Do not include the pictures; repeat the rest of the data exactly.

######

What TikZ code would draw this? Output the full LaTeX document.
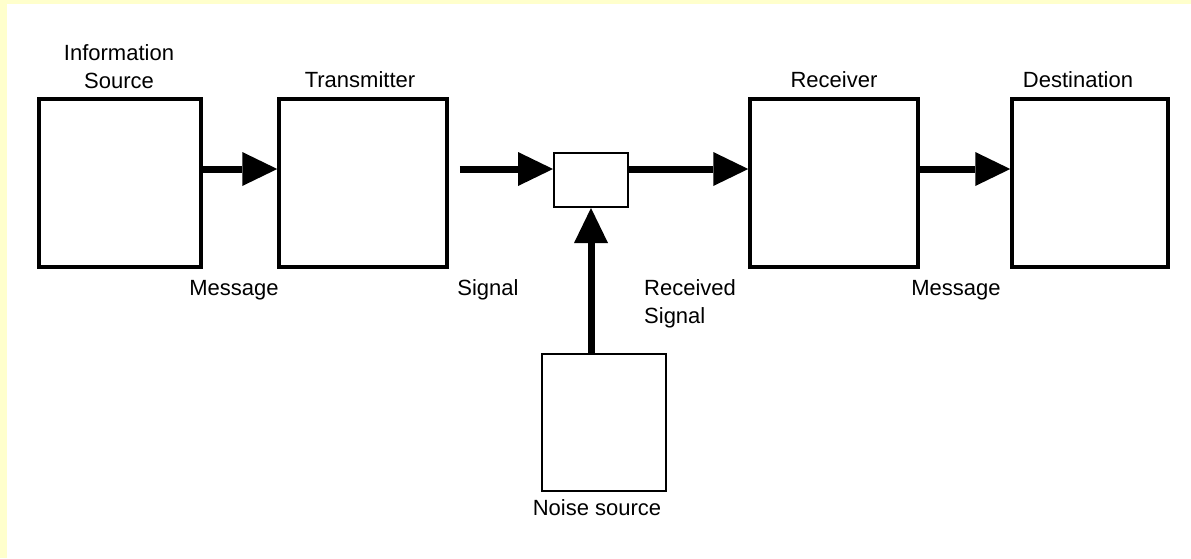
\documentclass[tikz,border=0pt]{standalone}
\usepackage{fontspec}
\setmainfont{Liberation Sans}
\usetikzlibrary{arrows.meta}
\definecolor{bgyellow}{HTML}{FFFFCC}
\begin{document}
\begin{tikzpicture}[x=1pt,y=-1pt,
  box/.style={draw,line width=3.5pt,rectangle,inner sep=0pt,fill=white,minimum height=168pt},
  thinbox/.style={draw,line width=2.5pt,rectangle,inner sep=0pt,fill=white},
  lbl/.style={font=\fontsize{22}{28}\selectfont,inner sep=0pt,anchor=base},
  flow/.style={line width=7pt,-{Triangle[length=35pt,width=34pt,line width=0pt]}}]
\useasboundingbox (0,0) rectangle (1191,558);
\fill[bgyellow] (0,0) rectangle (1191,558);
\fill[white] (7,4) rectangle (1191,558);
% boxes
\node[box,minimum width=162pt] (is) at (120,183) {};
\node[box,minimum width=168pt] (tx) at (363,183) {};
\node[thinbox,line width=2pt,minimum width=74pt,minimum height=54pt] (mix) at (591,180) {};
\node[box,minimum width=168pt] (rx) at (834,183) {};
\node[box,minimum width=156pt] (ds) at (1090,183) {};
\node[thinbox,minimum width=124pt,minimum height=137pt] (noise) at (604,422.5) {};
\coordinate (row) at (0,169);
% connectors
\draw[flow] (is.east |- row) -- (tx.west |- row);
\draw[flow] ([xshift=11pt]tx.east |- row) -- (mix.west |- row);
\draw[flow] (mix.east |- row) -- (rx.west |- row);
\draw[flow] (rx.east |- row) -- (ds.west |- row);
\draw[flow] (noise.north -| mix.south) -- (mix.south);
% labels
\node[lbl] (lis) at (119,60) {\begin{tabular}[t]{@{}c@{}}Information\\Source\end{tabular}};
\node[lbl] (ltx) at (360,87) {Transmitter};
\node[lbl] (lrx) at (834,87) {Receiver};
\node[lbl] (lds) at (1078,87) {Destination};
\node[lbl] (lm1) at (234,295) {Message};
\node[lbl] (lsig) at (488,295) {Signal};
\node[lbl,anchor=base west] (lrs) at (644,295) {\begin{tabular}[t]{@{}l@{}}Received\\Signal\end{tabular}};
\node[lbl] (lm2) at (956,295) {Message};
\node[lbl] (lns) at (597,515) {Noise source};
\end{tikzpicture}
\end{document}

######

### WORKED ANSWER
What TikZ code would draw this? Output the full LaTeX document.
\documentclass[tikz,border=0pt]{standalone}
\usepackage{fontspec}
\setmainfont{Liberation Sans}
\usetikzlibrary{arrows.meta}
\definecolor{bgyellow}{HTML}{FFFFCC}
\begin{document}
\begin{tikzpicture}[x=1pt,y=-1pt,
  box/.style={draw,line width=3.5pt,rectangle,inner sep=0pt,fill=white,minimum height=168pt},
  thinbox/.style={draw,line width=2.5pt,rectangle,inner sep=0pt,fill=white},
  lbl/.style={font=\fontsize{22}{28}\selectfont,inner sep=0pt,anchor=base},
  flow/.style={line width=7pt,-{Triangle[length=35pt,width=34pt,line width=0pt]}}]
\useasboundingbox (0,0) rectangle (1191,558);
\fill[bgyellow] (0,0) rectangle (1191,558);
\fill[white] (7,4) rectangle (1191,558);
% boxes
\node[box,minimum width=162pt] (is) at (120,183) {};
\node[box,minimum width=168pt] (tx) at (363,183) {};
\node[thinbox,line width=2pt,minimum width=74pt,minimum height=54pt] (mix) at (591,180) {};
\node[box,minimum width=168pt] (rx) at (834,183) {};
\node[box,minimum width=156pt] (ds) at (1090,183) {};
\node[thinbox,minimum width=124pt,minimum height=137pt] (noise) at (604,422.5) {};
\coordinate (row) at (0,169);
% connectors
\draw[flow] (is.east |- row) -- (tx.west |- row);
\draw[flow] ([xshift=11pt]tx.east |- row) -- (mix.west |- row);
\draw[flow] (mix.east |- row) -- (rx.west |- row);
\draw[flow] (rx.east |- row) -- (ds.west |- row);
\draw[flow] (noise.north -| mix.south) -- (mix.south);
% labels
\node[lbl] (lis) at (119,60) {\begin{tabular}[t]{@{}c@{}}Information\\Source\end{tabular}};
\node[lbl] (ltx) at (360,87) {Transmitter};
\node[lbl] (lrx) at (834,87) {Receiver};
\node[lbl] (lds) at (1078,87) {Destination};
\node[lbl] (lm1) at (234,295) {Message};
\node[lbl] (lsig) at (488,295) {Signal};
\node[lbl,anchor=base west] (lrs) at (644,295) {\begin{tabular}[t]{@{}l@{}}Received\\Signal\end{tabular}};
\node[lbl] (lm2) at (956,295) {Message};
\node[lbl] (lns) at (597,515) {Noise source};
\end{tikzpicture}
\end{document}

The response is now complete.